Your task is to repeat the lines below exactly, excluding any pictures they contain.

....................

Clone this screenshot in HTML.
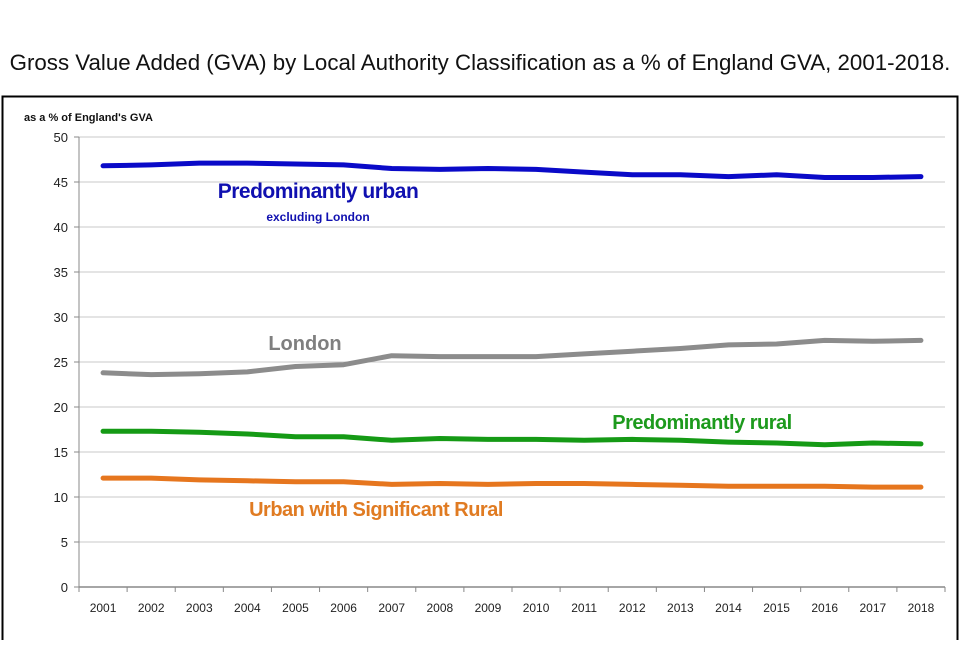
<!DOCTYPE html>
<html><head><meta charset="utf-8"><style>
body{margin:0;background:#fff;width:960px;height:640px;overflow:hidden;font-family:"Liberation Sans",sans-serif}
</style></head><body>
<svg width="960" height="640" xmlns="http://www.w3.org/2000/svg">
<text x="480" y="70" text-anchor="middle" font-size="22.3" fill="#111">Gross Value Added (GVA) by Local Authority Classification as a % of England GVA, 2001-2018.</text>
<rect x="2.5" y="96.5" width="955" height="560" fill="none" stroke="#000" stroke-width="2"/>
<text x="24" y="121" font-size="11" font-weight="bold" fill="#111">as a % of England's GVA</text>
<g id="grid"></g><g id="axes"></g><g id="lines"></g>
<text x="318" y="198" text-anchor="middle" font-size="21" font-weight="bold" fill="#1010b0" letter-spacing="-0.5">Predominantly urban</text>
<text x="318" y="221" text-anchor="middle" font-size="12" font-weight="bold" fill="#1010b0">excluding London</text>
<text x="305" y="350" text-anchor="middle" font-size="20" font-weight="bold" fill="#7f7f7f">London</text>
<text x="702" y="429" text-anchor="middle" font-size="20" font-weight="bold" fill="#1d9a1d" letter-spacing="-0.5">Predominantly rural</text>
<text x="376" y="516" text-anchor="middle" font-size="20" font-weight="bold" fill="#e07b22" letter-spacing="-0.5">Urban with Significant Rural</text>
</svg>
<script>
const years=[2001,2002,2003,2004,2005,2006,2007,2008,2009,2010,2011,2012,2013,2014,2015,2016,2017,2018];
const urban=[46.8,46.9,47.1,47.1,47.0,46.9,46.5,46.4,46.5,46.4,46.1,45.8,45.8,45.6,45.8,45.5,45.5,45.6];
const london=[23.8,23.6,23.7,23.9,24.5,24.7,25.7,25.6,25.6,25.6,25.9,26.2,26.5,26.9,27.0,27.4,27.3,27.4];
const rural=[17.3,17.3,17.2,17.0,16.7,16.7,16.3,16.5,16.4,16.4,16.3,16.4,16.3,16.1,16.0,15.8,16.0,15.9];
const usr=[12.1,12.1,11.9,11.8,11.7,11.7,11.4,11.5,11.4,11.5,11.5,11.4,11.3,11.2,11.2,11.2,11.1,11.1];
const yTicks=[0,5,10,15,20,25,30,35,40,45,50];
const NS="http://www.w3.org/2000/svg";
const L=79,R=945,T=137,B=587,yMax=50;
const bw=(R-L)/years.length;
const x=i=>L+bw*(i+0.5);
const y=v=>B-(v/yMax)*(B-T);
function mk(p,t,a){const e=document.createElementNS(NS,t);for(const k in a)e.setAttribute(k,a[k]);document.getElementById(p).appendChild(e);return e;}
yTicks.forEach(v=>{
 if(v>0){const g=mk('grid','line',{x1:L,x2:R,y1:y(v),y2:y(v),stroke:'#c8c8c8','stroke-width':1});
 
 }
 const tk=mk('axes','line',{x1:L-5,x2:L,y1:y(v),y2:y(v),stroke:'#888'});
 
 
 const t=mk('axes','text',{x:L-11,y:y(v)+5,'text-anchor':'end','font-size':13,fill:'#222'});
 t.textContent=v;
 
 
});
const ya=mk('axes','line',{x1:L,x2:L,y1:T,y2:B,stroke:'#888'});


const xa=mk('axes','line',{x1:L,x2:R,y1:B,y2:B,stroke:'#888','stroke-width':1.5});


for(let i=0;i<=years.length;i++){const tk=mk('axes','line',{x1:L+bw*i,x2:L+bw*i,y1:B,y2:B+5,stroke:'#888'});
 
 }
years.forEach((yr,i)=>{const t=mk('axes','text',{x:x(i),y:B+25,'text-anchor':'middle','font-size':12,fill:'#222'});
 t.textContent=yr;
 
 });
[[urban,'#0a0ac8','series-predominantly-urban'],[london,'#8c8c8c','series-london'],[rural,'#159a15','series-predominantly-rural'],[usr,'#e6761e','series-urban-significant-rural']].forEach(([d,c,n])=>{
 const p=mk('lines','polyline',{points:d.map((v,i)=>x(i)+','+y(v)).join(' '),fill:'none',stroke:c,'stroke-width':5,'stroke-linejoin':'round','stroke-linecap':'round'});
 
 
});
</script>
</body></html>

....................

◆ **Solution to this exercise**
Clone this screenshot in HTML.
<!DOCTYPE html>
<html><head><meta charset="utf-8"><style>
body{margin:0;background:#fff;width:960px;height:640px;overflow:hidden;font-family:"Liberation Sans",sans-serif}
</style></head><body>
<svg width="960" height="640" xmlns="http://www.w3.org/2000/svg">
<text x="480" y="70" text-anchor="middle" font-size="22.3" fill="#111">Gross Value Added (GVA) by Local Authority Classification as a % of England GVA, 2001-2018.</text>
<rect x="2.5" y="96.5" width="955" height="560" fill="none" stroke="#000" stroke-width="2"/>
<text x="24" y="121" font-size="11" font-weight="bold" fill="#111">as a % of England's GVA</text>
<g id="grid"></g><g id="axes"></g><g id="lines"></g>
<text x="318" y="198" text-anchor="middle" font-size="21" font-weight="bold" fill="#1010b0" letter-spacing="-0.5">Predominantly urban</text>
<text x="318" y="221" text-anchor="middle" font-size="12" font-weight="bold" fill="#1010b0">excluding London</text>
<text x="305" y="350" text-anchor="middle" font-size="20" font-weight="bold" fill="#7f7f7f">London</text>
<text x="702" y="429" text-anchor="middle" font-size="20" font-weight="bold" fill="#1d9a1d" letter-spacing="-0.5">Predominantly rural</text>
<text x="376" y="516" text-anchor="middle" font-size="20" font-weight="bold" fill="#e07b22" letter-spacing="-0.5">Urban with Significant Rural</text>
</svg>
<script>
const years=[2001,2002,2003,2004,2005,2006,2007,2008,2009,2010,2011,2012,2013,2014,2015,2016,2017,2018];
const urban=[46.8,46.9,47.1,47.1,47.0,46.9,46.5,46.4,46.5,46.4,46.1,45.8,45.8,45.6,45.8,45.5,45.5,45.6];
const london=[23.8,23.6,23.7,23.9,24.5,24.7,25.7,25.6,25.6,25.6,25.9,26.2,26.5,26.9,27.0,27.4,27.3,27.4];
const rural=[17.3,17.3,17.2,17.0,16.7,16.7,16.3,16.5,16.4,16.4,16.3,16.4,16.3,16.1,16.0,15.8,16.0,15.9];
const usr=[12.1,12.1,11.9,11.8,11.7,11.7,11.4,11.5,11.4,11.5,11.5,11.4,11.3,11.2,11.2,11.2,11.1,11.1];
const yTicks=[0,5,10,15,20,25,30,35,40,45,50];
const NS="http://www.w3.org/2000/svg";
const L=79,R=945,T=137,B=587,yMax=50;
const bw=(R-L)/years.length;
const x=i=>L+bw*(i+0.5);
const y=v=>B-(v/yMax)*(B-T);
function mk(p,t,a){const e=document.createElementNS(NS,t);for(const k in a)e.setAttribute(k,a[k]);document.getElementById(p).appendChild(e);return e;}
yTicks.forEach(v=>{
 if(v>0){const g=mk('grid','line',{x1:L,x2:R,y1:y(v),y2:y(v),stroke:'#c8c8c8','stroke-width':1});
 
 }
 const tk=mk('axes','line',{x1:L-5,x2:L,y1:y(v),y2:y(v),stroke:'#888'});
 
 
 const t=mk('axes','text',{x:L-11,y:y(v)+5,'text-anchor':'end','font-size':13,fill:'#222'});
 t.textContent=v;
 
 
});
const ya=mk('axes','line',{x1:L,x2:L,y1:T,y2:B,stroke:'#888'});


const xa=mk('axes','line',{x1:L,x2:R,y1:B,y2:B,stroke:'#888','stroke-width':1.5});


for(let i=0;i<=years.length;i++){const tk=mk('axes','line',{x1:L+bw*i,x2:L+bw*i,y1:B,y2:B+5,stroke:'#888'});
 
 }
years.forEach((yr,i)=>{const t=mk('axes','text',{x:x(i),y:B+25,'text-anchor':'middle','font-size':12,fill:'#222'});
 t.textContent=yr;
 
 });
[[urban,'#0a0ac8','series-predominantly-urban'],[london,'#8c8c8c','series-london'],[rural,'#159a15','series-predominantly-rural'],[usr,'#e6761e','series-urban-significant-rural']].forEach(([d,c,n])=>{
 const p=mk('lines','polyline',{points:d.map((v,i)=>x(i)+','+y(v)).join(' '),fill:'none',stroke:c,'stroke-width':5,'stroke-linejoin':'round','stroke-linecap':'round'});
 
 
});
</script>
</body></html>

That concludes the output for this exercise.